== Given records ==
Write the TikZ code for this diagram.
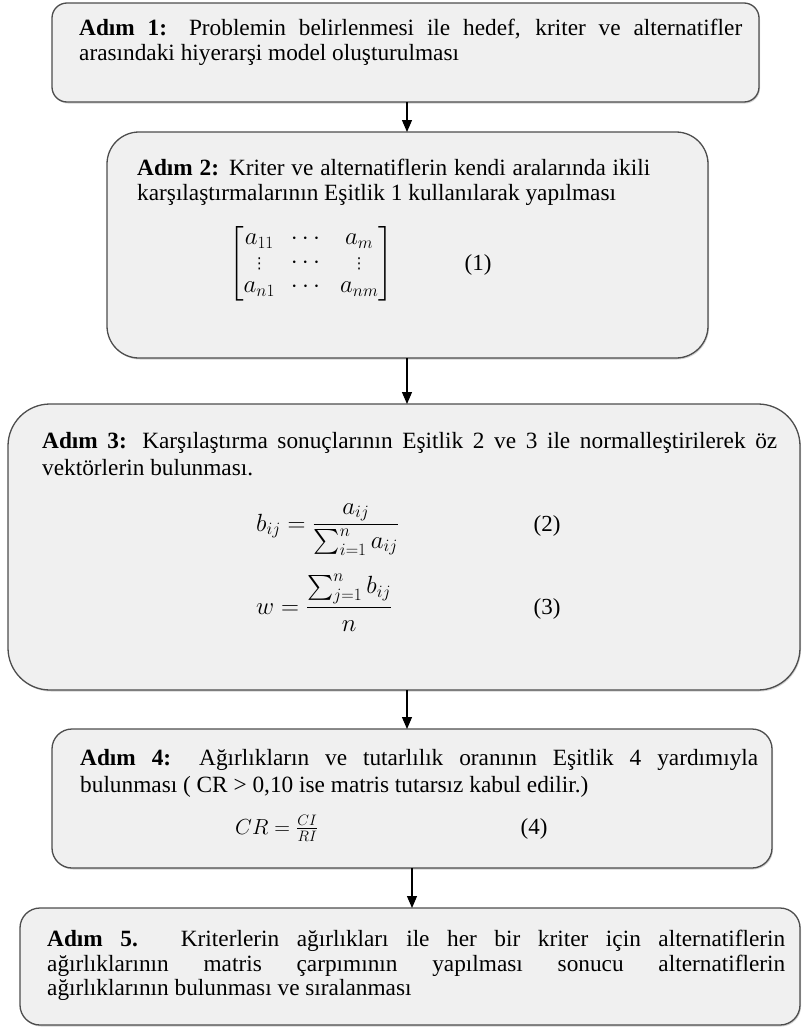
\documentclass[tikz,border=0pt]{standalone}
\usepackage{amsmath}
\usepackage{fontspec}
\setmainfont{Liberation Serif}
\newfontfamily\dvsans{DejaVu Sans}
\usetikzlibrary{arrows.meta,shadows}
\definecolor{boxfill}{HTML}{F0F0F0}
\definecolor{boxline}{HTML}{4D4D4D}
\newcommand{\vdotsglyph}{\text{\dvsans\fontsize{15}{15}\selectfont\char"22EE}}
\begin{document}
\begin{tikzpicture}[x=1pt,y=-1pt,
  box/.style={draw=boxline, line width=1.3pt, fill=boxfill, inner sep=0pt, outer sep=0pt,
    anchor=north west, drop shadow={shadow xshift=1pt, shadow yshift=-1.5pt, opacity=0.35}},
  txt/.style={anchor=north west, inner sep=0pt, align=justify},
  eq/.style={inner sep=0pt, font=\fontsize{23}{26}\selectfont},
  arr/.style={line width=1.2pt, -{Triangle[length=12pt,width=10pt]}}]
\useasboundingbox (0,0) rectangle (803,1028);
% boxes
\node[box, rounded corners=15pt, minimum width=707pt, minimum height=99pt] (b1) at (52,3) {};
\node[box, rounded corners=32pt, minimum width=601pt, minimum height=226pt] (b2) at (107,132) {};
\node[box, rounded corners=42pt, minimum width=792pt, minimum height=286pt] (b3) at (8,404) {};
\node[box, rounded corners=20pt, minimum width=720pt, minimum height=139pt] (b4) at (52,729) {};
\node[box, rounded corners=20pt, minimum width=780pt, minimum height=117pt] (b5) at (20,908) {};
% texts
\node[txt, text width=663pt, font=\fontsize{23.3}{25}\selectfont] (t1) at (79,19) {\textbf{Adım 1:} Problemin belirlenmesi ile hedef, kriter ve alternatifler\linebreak arasındaki hiyerarşi model oluşturulması};
\node[txt, text width=513pt, font=\fontsize{23.3}{25}\selectfont] (t2) at (137,159) {\textbf{Adım 2:} Kriter ve alternatiflerin kendi aralarında ikili\linebreak karşılaştırmalarının Eşitlik 1 kullanılarak yapılması};
\node[txt, text width=735pt, font=\fontsize{23.3}{27}\selectfont] (t3) at (42,432) {\textbf{Adım 3:} Karşılaştırma sonuçlarının Eşitlik 2 ve 3 ile normalleştirilerek öz\linebreak vektörlerin bulunması.};
\node[txt, text width=678pt, font=\fontsize{23.3}{27}\selectfont] (t4) at (80,749) {\textbf{Adım 4:} Ağırlıkların ve tutarlılık oranının Eşitlik 4 yardımıyla\linebreak bulunması ( CR > 0,10 ise matris tutarsız kabul edilir.)};
\node[txt, text width=738pt, font=\fontsize{23.3}{24.5}\selectfont] (t5) at (47,930) {\textbf{Adım 5.} Kriterlerin ağırlıkları ile her bir kriter için alternatiflerin\linebreak ağırlıklarının matris çarpımının yapılması sonucu alternatiflerin\linebreak ağırlıklarının bulunması ve sıralanması};
% equations
\node[eq, anchor=center] (m1) at (311,264) {\setlength{\arraycolsep}{8pt}\renewcommand{\arraystretch}{0.92}$\begin{bmatrix} a_{11} & \cdots & a_{m}\\ \vdotsglyph & \cdots & \vdotsglyph\\ a_{n1} & \cdots & a_{nm}\end{bmatrix}$};
\node[eq, anchor=center] (n1) at (478,265) {(1)};
\node[eq, anchor=base west] (e2) at (256,531) {$b_{ij} = \dfrac{a_{ij}}{\sum_{i=1}^{n} a_{ij}}$};
\node[eq, anchor=base] (n2) at (547,531) {(2)};
\node[eq, anchor=base west] (e3) at (256,614) {$w = \dfrac{\sum_{j=1}^{n} b_{ij}}{n}$};
\node[eq, anchor=base] (n3) at (547,614) {(3)};
\node[eq, anchor=base west, font=\fontsize{22.5}{26}\selectfont, scale=1.05, transform shape] (e4) at (235,834) {$CR = \frac{CI}{RI}$};
\node[eq, anchor=base] (n4) at (534,834) {(4)};
% connectors
\coordinate (ax1) at (407,0);
\coordinate (ax2) at (412,0);
\draw[arr] (b1.south -| ax1) -- (b2.north -| ax1);
\draw[arr] (b2.south -| ax1) -- (b3.north -| ax1);
\draw[arr] (b3.south -| ax1) -- (b4.north -| ax1);
\draw[arr] (b4.south -| ax2) -- (b5.north -| ax2);
\end{tikzpicture}
\end{document}
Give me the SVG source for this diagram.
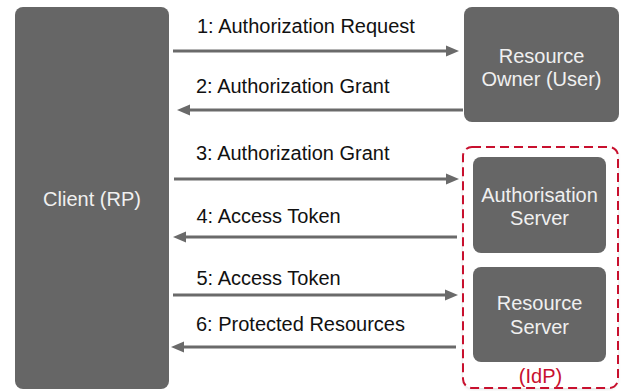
===
What you have to do: Go through the entries above and copy every line containing "diagram".

In response:
Write the TikZ code for this diagram.
Give me the SVG source for this diagram.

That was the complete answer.